Assembling with Trinity

A typical trinity command looks like:

$ Trinity --seqType fq --max_memory 200G --left left.fastq --right right.fastq --CPU 10

where --CPU specifies the number of processors to use on your system and --max_memory the RAM you are allowing Trinity to use (if it needs it). 200G is a lot - 32G might be more realistic for a ‘normal’ server. Consult the manual for details of how to assemble from multiple fastq files and so on.

Depending on how much data there is / how fast your computer is, Trinity is likely to take hours or days to run. When it is finished, the assembled transcriptome is found in trinity_out_dir/Trinity.fasta

How to search a transcriptome assembly for genes of interest

The transcriptome in Trinity.fasta is a bunch of nucleotide sequences.

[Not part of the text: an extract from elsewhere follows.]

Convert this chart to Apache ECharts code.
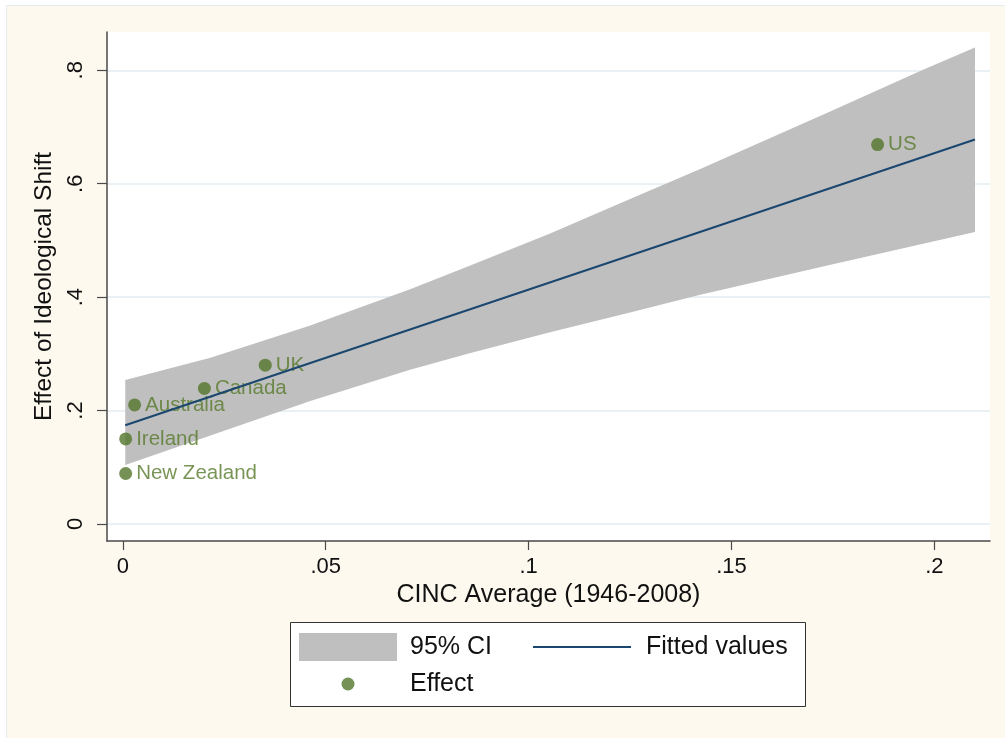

It’s better to do database searches with protein sequences. There are programs that will conceptually translate the transcriptome during the search process. In the blast package from the NCBI, that means tblastn. To use BLAST, you first need to make a database using the makeblastdb command. The Fasta package lets you search a fasta file directly, without this additional step. To search Trinity.fasta with a protein query, you can use tfasty (the current version is called tfasty36):

$ tfasty36 my_query_protein.fasta Trinity.fasta > my_results.txt

For more large-scale analysis of proteins, it may be useful to predict open reading frames in the Trinity assembly, using transdecoder.